We also rely on a small band of specialists, both voluntary and professional, to regulate our Conservation Area, to shape planning applications, to advise owners, to enforce planning and listed building regulations and to care in an informed way – the guiding principle is ‘Conservation in depth’. This approach has underpinned Truro’s commercial success for many years – the Truro Conservation Area Advisory Committee.

Recently, in a spurious effort to save money by doing less, Cornwall Council’s planning department has tried to force the Committee – a joint group drawn from the Council, Cornwall RIBA, Royal Institute of Chartered Surveyors (Cornwall), Truro City Council, Truro Civic Society and Cornish Buildings Group to ‘digitise’ – use computer plans instead of traditional paper. Unfortunately, the Council’s system is not good enough to supply information in ways which enable the committee to do its job.

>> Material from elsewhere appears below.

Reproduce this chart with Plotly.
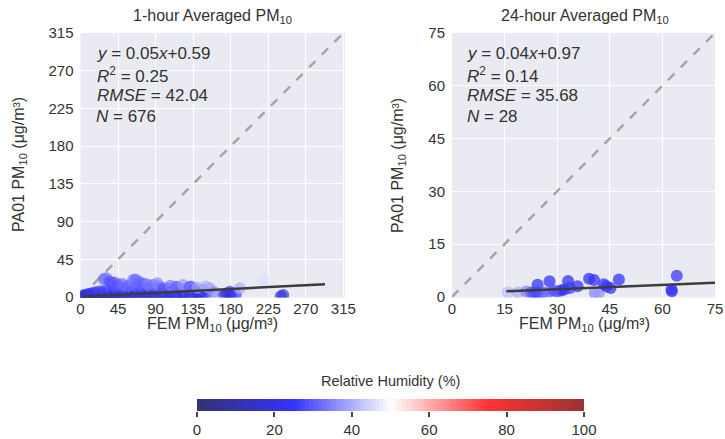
import plotly.graph_objects as go

W, H = 725, 439

# ---------------- data ----------------
# 1-hour averaged (FEM x, PA01 y, RH)
h1_x = [1,2,3,4,5,6,7,8,9,10,11,12,13,14,15,16,17,18,19,20,21,22,23,24,25,26,27,28,29,30,
        31,32,33,34,35,36,37,38,39,40,41,42,43,44,45,46,47,48,49,50,52,54,55,56,58,60,61,63,64,66,
        68,69,71,72,74,76,77,79,80,82,84,85,87,89,90,92,94,95,97,99,100,102,104,105,107,109,111,113,115,116,
        118,120,121,123,125,127,129,131,133,134,136,138,140,142,145,147,150,155,160,
        28,31,35,38,41,45,50,57,63,66,70,75,80,87,92,99,108,115,123,131,140,150,
        172,175,179,180,186,191,219,243,240]
h1_y = [0.5,1.2,0.4,2.0,0.8,1.5,3.0,0.6,2.2,1.0,4.0,0.5,2.8,1.6,5.0,0.8,3.5,1.2,6.0,0.5,2.5,4.5,1.0,7.0,2.0,0.6,5.5,3.0,1.2,8.0,
        4.0,0.8,6.5,2.2,1.0,5.0,9.0,3.0,0.7,7.0,2.0,4.5,1.2,10.0,6.0,3.0,0.9,8.0,2.0,5.0,1.0,7.5,3.5,11.0,1.5,6.0,2.5,9.0,0.8,4.5,
        12.0,2.0,7.0,1.0,5.0,10.0,2.5,0.8,6.5,3.5,11.5,1.5,8.0,4.0,1.0,6.0,12.5,2.0,9.0,3.5,1.0,7.0,10.5,2.5,5.0,1.0,8.0,3.0,12.0,1.5,
        6.0,9.5,2.0,4.5,1.0,7.5,11.0,3.0,12.5,1.5,6.0,9.0,2.5,4.5,1.0,8.4,3.0,10.5,6.0,
        21.5,22.5,18.5,16.3,17.5,14.0,15.5,13.5,20.3,21.0,18.0,16.3,15.0,14.3,16.5,10.4,13.5,12.3,14.5,12.3,11.0,12.5,
        2.0,4.4,6.3,1.5,3.0,10.4,20.0,2.4,1.0]
h1_rh = [14,16,13,18,15,17,22,14,18,15,22,13,19,16,24,14,21,16,26,13,19,23,15,28,17,14,25,20,16,29,
         22,15,27,18,15,24,31,20,14,27,18,22,15,32,26,20,15,29,18,24,15,28,21,33,16,26,19,30,14,23,
         33,17,28,15,24,31,19,14,27,21,33,16,29,22,15,27,34,18,30,21,15,28,32,18,24,15,29,20,34,16,
         27,31,18,23,15,29,33,20,35,16,27,30,18,23,15,29,24,37,35,
         31,33,29,28,30,29,32,31,33,32,31,30,33,32,35,29,34,31,37,30,39,40,
         20,18,22,16,26,40,46,18,20]

# 24-hour averaged
h24_x = [15.9,18.8,21.2,22.6,24.4,24.4,25.9,27.8,27.8,30.0,31.1,32.0,33.1,33.6,35.8,39.1,40.5,40.7,41.9,43.3,
         45.2,47.6,62.6,62.7,64.1,23.5,29.0,44.0]
h24_y = [1.2,1.2,1.5,1.2,3.4,1.2,1.2,4.4,1.5,1.5,1.8,2.1,4.5,2.5,3.0,5.1,4.8,1.1,1.1,3.6,
         2.5,4.9,2.1,1.6,6.0,1.3,1.8,3.0]
h24_rh = [42,40,35,30,25,27,30,24,32,30,25,24,25,26,25,23,25,36,37,26,
          24,25,24,25,26,28,29,25]

# fits: slope, intercept, x-extent
h1_fit = [0.05, 0.59]
h1_fit_x = [2.6, 293]
h24_fit = [0.04, 0.97]
h24_fit_x = [15.5, 75]

h1_ticks = [0, 45, 90, 135, 180, 225, 270, 315]
h24_ticks = [0, 15, 30, 45, 60, 75]
cb_ticks = [0, 20, 40, 60, 80, 100]
cb_edges = list(range(0, 101))

h1_stats = ["<i>y</i> = 0.05<i>x</i>+0.59", "<i>R</i><sup>2</sup> = 0.25", "<i>RMSE</i> = 42.04", "<i>N</i> = 676"]
h24_stats = ["<i>y</i> = 0.04<i>x</i>+0.97", "<i>R</i><sup>2</sup> = 0.14", "<i>RMSE</i> = 35.68", "<i>N</i> = 28"]

# ---------------- styling ----------------
colorscale = [[0.0, "rgb(51,51,112)"], [0.25, "rgb(51,51,255)"], [0.5, "rgb(255,255,255)"],
              [0.75, "rgb(255,51,51)"], [1.0, "rgb(153,51,51)"]]
TXT = "#333333"
FONT = "Liberation Sans, Arial, sans-serif"

def px_x(p):
    return p / W

def px_y(p):
    return 1 - p / H

fig = go.Figure()

# left panel
fig.add_trace(go.Scatter(x=[0, h1_ticks[-1]], y=[0, h1_ticks[-1]], mode="lines",
                         line=dict(color="#a5a5a8", width=2.5, dash="dash"), xaxis="x", yaxis="y",
                         showlegend=False, hoverinfo="skip"))
fig.add_trace(go.Scatter(x=h1_x, y=h1_y, mode="markers", xaxis="x", yaxis="y", showlegend=False,
                         marker=dict(size=12, color=h1_rh, colorscale=colorscale, cmin=0, cmax=100,
                                     opacity=0.68, line=dict(width=0), showscale=False)))
fig.add_trace(go.Scatter(x=h1_fit_x, y=[h1_fit[0] * v + h1_fit[1] for v in h1_fit_x], mode="lines",
                         line=dict(color="#3c3c3c", width=2.5), xaxis="x", yaxis="y",
                         showlegend=False, hoverinfo="skip"))

# right panel
fig.add_trace(go.Scatter(x=[0, h24_ticks[-1]], y=[0, h24_ticks[-1]], mode="lines",
                         line=dict(color="#a5a5a8", width=2.5, dash="dash"), xaxis="x2", yaxis="y2",
                         showlegend=False, hoverinfo="skip"))
fig.add_trace(go.Scatter(x=h24_x, y=h24_y, mode="markers", xaxis="x2", yaxis="y2", showlegend=False,
                         marker=dict(size=12, color=h24_rh, colorscale=colorscale, cmin=0, cmax=100,
                                     opacity=0.75, line=dict(width=0), showscale=False)))
fig.add_trace(go.Scatter(x=h24_fit_x, y=[h24_fit[0] * v + h24_fit[1] for v in h24_fit_x], mode="lines",
                         line=dict(color="#3c3c3c", width=2.5), xaxis="x2", yaxis="y2",
                         showlegend=False, hoverinfo="skip"))

# colour bar drawn as a heatmap strip on its own axes
fig.add_trace(go.Heatmap(x=cb_edges, y=[0, 1], z=[[v + 0.5 for v in cb_edges[:-1]]],
                         colorscale=colorscale, zmin=0, zmax=100, showscale=False,
                         xaxis="x3", yaxis="y3", hoverinfo="skip"))

axis_common = dict(showgrid=True, gridcolor="white", gridwidth=1.3, zeroline=False, showline=False,
                   ticks="", tickfont=dict(size=15, color=TXT, family=FONT), automargin=False,
                   ticklabeloverflow="allow")

ydom = [px_y(297.5), px_y(33)]
fig.update_layout(
    width=W, height=H,
    margin=dict(l=0, r=0, t=0, b=0),
    paper_bgcolor="white", plot_bgcolor="#EAEAF2",
    font=dict(family=FONT, color=TXT),
    xaxis=dict(domain=[px_x(80.5), px_x(345)], range=[0, 317], tickvals=h1_ticks, anchor="y", **axis_common),
    yaxis=dict(domain=ydom, range=[-0.5, 315], tickvals=h1_ticks, anchor="x", ticklabelstandoff=6,
               **axis_common),
    xaxis2=dict(domain=[px_x(452), px_x(715)], range=[0, 75], tickvals=h24_ticks, anchor="y2",
                **axis_common),
    yaxis2=dict(domain=ydom, range=[-0.2, 75], tickvals=h24_ticks, anchor="x2", ticklabelstandoff=6,
                **axis_common),
    xaxis3=dict(domain=[px_x(197), px_x(584)], range=[0, 100], tickvals=cb_ticks, anchor="y3",
                showgrid=False, zeroline=False, showline=False, ticks="outside", ticklen=5, tickwidth=1.5,
                tickcolor="#444", tickfont=dict(size=15, color=TXT, family=FONT), automargin=False),
    yaxis3=dict(domain=[px_y(411), px_y(399)], range=[0, 1], anchor="x3", visible=False,
                showgrid=False, zeroline=False),
)

ann = []
# titles
ann.append(dict(text="1-hour Averaged PM<sub>10</sub>", x=px_x(212.7), y=px_y(17), xref="paper", yref="paper",
                showarrow=False, xanchor="center", yanchor="middle", font=dict(size=16, color=TXT)))
ann.append(dict(text="24-hour Averaged PM<sub>10</sub>", x=px_x(584.5), y=px_y(17), xref="paper", yref="paper",
                showarrow=False, xanchor="center", yanchor="middle", font=dict(size=16, color=TXT)))
# axis titles
for cx in (212.7, 584.5):
    ann.append(dict(text="FEM PM<sub>10</sub> (μg/m³)", x=px_x(cx), y=px_y(324), xref="paper", yref="paper",
                    showarrow=False, xanchor="center", yanchor="middle", font=dict(size=16, color=TXT)))
for cx in (20, 399):
    ann.append(dict(text="PA01 PM<sub>10</sub> (μg/m³)", x=px_x(cx), y=px_y(165), xref="paper", yref="paper",
                    showarrow=False, xanchor="center", yanchor="middle", textangle=-90,
                    font=dict(size=16, color=TXT)))
# colour bar title
ann.append(dict(text="Relative Humidity (%)", x=px_x(390.5), y=px_y(381), xref="paper", yref="paper",
                showarrow=False, xanchor="center", yanchor="middle", font=dict(size=14.5, color=TXT)))
# stats
line_y = [54, 74.5, 95.5, 116.5]
for lx, stats in ((94.5, h1_stats), (464.5, h24_stats)):
    for t, ly in zip(stats, line_y):
        ann.append(dict(text=t, x=px_x(lx), y=px_y(ly), xref="paper", yref="paper",
                        showarrow=False, xanchor="left", yanchor="middle", font=dict(size=17, color=TXT)))
fig.update_layout(annotations=ann)

fig.write_html("out.html", post_script="document.body.style.margin='0px';",
               config={"displayModeBar": False})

The committee advises the Council on policy – such as the recently adopted Truro Conservation Area Management Plan – and on planning applications – everything from lopping trees to hanging signs to major developments. The committee advises and influences, and it has been immensely successful over the years. That is why the Environment Department of the Council wants it to be a model for other Cornish conservation areas.

However, Cornwall Council has also cut back the complement of Conservation Officers and moved them out of the Planning Department. Communications are now difficult, influence is impossible, all officers are stretched and, it seems, planners are not taking conservation seriously. This is harmful to Truro. Added to which, recent statements by a leading member of Cornwall Central Planning Committee suggest that attitudes towards Truro and its intelligent and careful approach to conservation are prejudiced.

Why? Because things disappear, deteriorate, get misunderstood, and mistakes are made. Where are the replacement cottages at 15/16 St Clement Street? Why was the Millpool Bridge not protected? Where is the replacement for the illegally demolished ‘Glass House’ in Kenwyn Street? Why is the surface of St Mary’s Street breaking up to damage the wooden setts underneath? Why is the Truro Conservation Area Committee struggling for its life?

Surely, in austere times, with the emphasis on rebuilding the economy, we need to ensure that those aspects of our environment which contribute to our economic good fortune are well cared for, properly understood and regularly maintained. As Cat Stevens might have written as a sequel to his ‘The first Cut is the Deepest’, The Careless Cut is the Killer!